How to Be Seen and Found as a Music Teacher
Episode 60 of The Scrappy Piano Teacher Podcast
A lot of music teachers are doing really good work and still feel invisible.
They teach well. They care deeply. Their students are learning. And yet, when it comes to being seen and found as a music teacher, especially online, it can feel frustratingly quiet.
Many piano teachers and independent music teachers assume this means they are doing something wrong with marketing. In reality, it often means the message families see is unclear or hard to find.
In Episode 60 of The Scrappy Piano Teacher Podcast, I talk about what it actually means to be seen and found as a music teacher and why it does not require constant posting, chasing every platform, or burning yourself out trying to keep up.
What Being Seen and Found as a Music Teacher Really Means
Being seen as a music teacher is not about being everywhere. It is about being clear.
Parents who are looking for piano lessons or music lessons for their child want to quickly understand three things:
Who you are
Who you teach
Whether they trust you
They are not looking for perfect branding or daily content. They are looking for clarity.
When teachers feel invisible online, it is rarely because they are bad at marketing. More often, the message is buried under too many ideas or unclear language.

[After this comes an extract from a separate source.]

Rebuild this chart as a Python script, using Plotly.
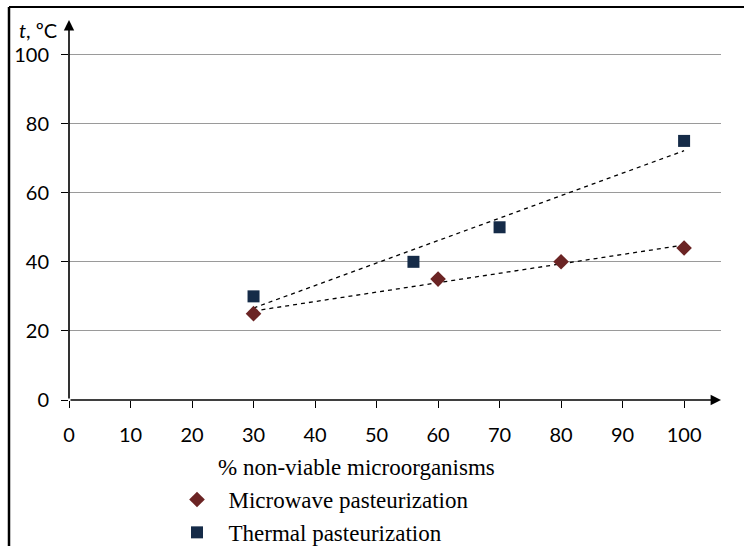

Clarity goes a long way when it comes to being found online.
What Parents Look for When Searching for Piano Lessons
Most parents are not scrolling social media looking for the perfect piano teacher.
They are standing in a gym, sitting in a carpool line, or waiting for a game to start. They pull out their phone and type something quick into Google.
“Piano teacher near me.”
“Piano lessons for kids.”
“Music teacher in [your city].”
That is the moment that matters.
Parents are not looking for your entire teaching philosophy. They are trying to answer a simple question quickly:
Does this piano teacher feel like a good fit for my child?
This is why being seen and found online has less to do with posting constantly and more to do with what shows up when someone searches for piano lessons in your area. A clear website, updated information, and language that sounds human all help parents move from a Google search to reaching out.
When teachers say they feel invisible, it is often because that path from “search” to “this feels right” is bumpy or confusing.
Clarity smooths that path.
Why Doing More Marketing Usually Does Not Work
One of the biggest mistakes music teachers make is assuming visibility requires doing more.
More posts.
More platforms.
More effort.
That approach usually works for a short time and then leads to burnout.
Consistency matters more than volume. Showing up in one or two places in a way you can actually sustain builds far more trust than short bursts of activity followed by silence.
If marketing your music studio feels exhausting, that is not a personal failure. It usually means the system is not working for your real life.
Simple Visibility That Fits a Music Teacher’s Life
Most independent music teachers are balancing lessons, families, health, and everything else life throws at us. Visibility needs to fit inside that reality.
Sustainable ways to be seen and found as a music teacher often include:
• Reusing content you already created
• Letting your studio policies and structure speak for you
• Showing up honestly, not perfectly
You do not need to perform online. You just need to be understandable to the families looking for you.
A Note for Music Teachers Who Feel Invisible
If you are doing good work and still feel unseen, you are not failing.
Sometimes the issue is not effort. It is alignment. The goal is not to be visible to everyone. The goal is to be visible to the right families in a way that does not drain you.
That is when visibility starts to feel lighter and more sustainable.